The simplicity of Wong’s message gives Hong Kong’s activists the best chance on focusing on their tactics without eternal debates about the goal
In my post about Britain’s relations with China during the Chinese state visit last month, I mentioned the case of Joshua Wong, the teenage protestor from Hong Kong and founder of the territory’s ‘Scholarism’ movement – a protest movement of Hong Kong school students against Chinese plans to introduce a compulsory “Moral and National Education Programme”, teaching that the Chinese Communist Party is “progressive, selfless and united”, into the Hong Kong school programme. The students succeeded in having the implementation of the programme postponed, though not scrapped.
Open Democracy’s En Liang Khong has published a very interesting interview with Wong, who is on an international speaking tour ahead of learning whether he will sentenced for five years in jail for his protesting activities. The interview is accompanied by an analysis of the divisions within the Hong Kong protest movement, including contributions by a number of Wong’s critics.
Whereas Hong Kong’s different protest groups have a wide range of agendas and political views, Wong focuses on one simple goal – that of universal suffrage for the people of Hong Kong. This does not just mean that all of Hong Kong’s citizens can vote, a principle conceded by Beijing ahead of elections in 2017. The issue is whether citizens will be free to stand for election, or whether the candidates eligible for election continue to be subject to Beijing’s approval.
In pursuit of his goal, Wong focuses on the co-operation between Hong Kong’s myriad civil society groups from different generations, professions, and political tendencies. He stresses the need for these groups to show tolerance and willingness to operate with one another in pursuit of reform of Hong Kong’s existing institutions, for example by seeking a judicial review to lower the age limit to stand as a candidate for the Legislative Council from 21 to 18. He says this is not a move away from street protest, but that the energy of protest must be focused on institutional change.

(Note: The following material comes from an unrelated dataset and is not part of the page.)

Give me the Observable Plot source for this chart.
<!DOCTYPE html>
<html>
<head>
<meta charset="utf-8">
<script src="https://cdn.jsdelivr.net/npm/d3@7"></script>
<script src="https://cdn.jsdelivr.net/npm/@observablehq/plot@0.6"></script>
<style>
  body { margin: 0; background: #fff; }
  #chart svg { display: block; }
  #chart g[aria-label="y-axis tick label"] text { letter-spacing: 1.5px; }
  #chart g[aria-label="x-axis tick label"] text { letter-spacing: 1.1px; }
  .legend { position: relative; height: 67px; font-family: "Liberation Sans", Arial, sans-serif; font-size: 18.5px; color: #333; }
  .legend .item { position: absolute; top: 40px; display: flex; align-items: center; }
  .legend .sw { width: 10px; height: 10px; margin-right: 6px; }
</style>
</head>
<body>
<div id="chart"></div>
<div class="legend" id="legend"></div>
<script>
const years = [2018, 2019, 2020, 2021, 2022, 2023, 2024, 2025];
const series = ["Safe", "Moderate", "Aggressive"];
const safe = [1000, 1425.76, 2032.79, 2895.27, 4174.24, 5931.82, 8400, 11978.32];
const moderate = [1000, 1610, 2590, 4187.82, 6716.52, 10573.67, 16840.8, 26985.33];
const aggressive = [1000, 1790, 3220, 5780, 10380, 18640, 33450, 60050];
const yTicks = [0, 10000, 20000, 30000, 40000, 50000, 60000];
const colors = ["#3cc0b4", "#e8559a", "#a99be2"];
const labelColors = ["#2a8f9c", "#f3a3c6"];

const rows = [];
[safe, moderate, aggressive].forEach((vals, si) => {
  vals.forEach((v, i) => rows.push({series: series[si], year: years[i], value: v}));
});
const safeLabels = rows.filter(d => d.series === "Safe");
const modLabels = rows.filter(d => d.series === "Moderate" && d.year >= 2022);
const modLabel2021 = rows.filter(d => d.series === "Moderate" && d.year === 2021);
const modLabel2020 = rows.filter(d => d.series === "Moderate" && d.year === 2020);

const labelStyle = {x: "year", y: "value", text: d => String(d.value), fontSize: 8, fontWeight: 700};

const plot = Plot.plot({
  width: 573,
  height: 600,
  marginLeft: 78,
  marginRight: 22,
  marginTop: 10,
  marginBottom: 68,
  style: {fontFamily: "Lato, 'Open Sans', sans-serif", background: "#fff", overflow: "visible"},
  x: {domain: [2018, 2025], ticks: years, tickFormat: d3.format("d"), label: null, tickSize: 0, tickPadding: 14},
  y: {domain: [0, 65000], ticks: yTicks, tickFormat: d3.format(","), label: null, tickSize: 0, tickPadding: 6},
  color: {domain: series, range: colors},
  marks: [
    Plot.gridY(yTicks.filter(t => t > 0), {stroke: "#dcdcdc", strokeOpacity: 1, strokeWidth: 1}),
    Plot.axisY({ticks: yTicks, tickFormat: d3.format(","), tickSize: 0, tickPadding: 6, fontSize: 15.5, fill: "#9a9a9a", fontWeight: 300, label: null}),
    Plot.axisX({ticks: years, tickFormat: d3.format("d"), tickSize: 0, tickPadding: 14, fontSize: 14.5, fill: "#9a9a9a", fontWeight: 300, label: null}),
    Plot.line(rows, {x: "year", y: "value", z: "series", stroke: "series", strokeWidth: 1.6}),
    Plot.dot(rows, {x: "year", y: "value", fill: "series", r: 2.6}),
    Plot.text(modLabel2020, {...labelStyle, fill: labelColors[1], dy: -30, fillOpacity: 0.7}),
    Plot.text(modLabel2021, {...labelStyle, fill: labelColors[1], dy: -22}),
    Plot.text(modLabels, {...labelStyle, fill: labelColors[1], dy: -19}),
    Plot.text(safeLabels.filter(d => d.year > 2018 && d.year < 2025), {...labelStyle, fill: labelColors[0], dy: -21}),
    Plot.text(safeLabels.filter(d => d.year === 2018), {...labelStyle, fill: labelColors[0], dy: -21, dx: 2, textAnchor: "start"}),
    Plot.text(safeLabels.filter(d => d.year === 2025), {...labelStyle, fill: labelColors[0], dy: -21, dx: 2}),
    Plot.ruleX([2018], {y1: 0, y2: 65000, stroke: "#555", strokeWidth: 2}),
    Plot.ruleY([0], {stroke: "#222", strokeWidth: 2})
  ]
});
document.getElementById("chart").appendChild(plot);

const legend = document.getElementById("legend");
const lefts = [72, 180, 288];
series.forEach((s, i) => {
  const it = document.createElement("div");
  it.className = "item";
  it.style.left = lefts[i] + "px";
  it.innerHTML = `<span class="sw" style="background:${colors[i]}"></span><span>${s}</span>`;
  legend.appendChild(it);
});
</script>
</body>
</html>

Despite the Umbrella Movement’s tactical similarities with the ‘Occupy’ movement in several Western countries, Wong is keen to emphasise his focus on the suffrage issue: “Occupy Wall Street was fighting for an end to capitalism. But in Hong Kong, we are not even talking about the right or the left. We are talking about the foundation of society itself: the right for everyone to have the vote.”
Perhaps because of the simplicity of his message, the narrow focus of his goals, or even because of his high profile (he appeared on the cover of TIME magazine under the headline “The Face of Protest”), Wong is not short of detractors. In En Liang Khong’s article, the majority of those detractors are from the Left: Wong’s focus on suffrage, they argue, ignores what they regard to be as Hong Kong’s principle woe, that of its buccaneering form of capitalism:
But while Joshua Wong’s voice is a change from the old liberal guard, there are plenty of critical voices to his left. “What will political independence bring us, if we continue following capitalism?” Lala Pikka Lau asks. Activist Wong Kit agrees: “we are perpetually avoiding the real question of how Hong Kong’s crony capitalism can function equally well, whether it’s part of China or not.”
Wong is also accused of being simplistically anti-Chinese, the product of characteristic Hong Kong ignorance about China. His response is that if Hong Kong does not secure a democratic political system by 2047 when the 1984 Sino-British agreement on ‘one country, two systems’ is due to expire, Hong Kong will simply become part of China and will no longer have the rule of law. If the citizens of Hong Kong want to keep the rule of law, then as long as China remains Communist that means not being part of the mainland.
As an outside observer, I acknowledge my understanding of Hong Kong’s politics is thin. But I am not so sure that Wong is as naïve as his critics suggest. By focusing on a clear, mainstream issue that is easy to understand and has broad support, Hong Kong’s protestors would have the best chance of securing as broad a coalition of public support as possible. Their real challenge is how to get their tactics right, and the simplicity of Wong’s message gives them the best chance of focusing on their tactics without eternal debates about the goal.
Wong is also right to say that self-determination should be seen as a necessary step towards addressing Hong Kong’s social problems, not a means to ignore them. Charges of ignorance about China are unfair and misguided – his understanding of the consequences of Hong Kong’s joining the mainland is clear-sighted. How focusing on reforming or even scrapping capitalism – in Hong Kong of all places – within the existing system is more realistic, I don’t know.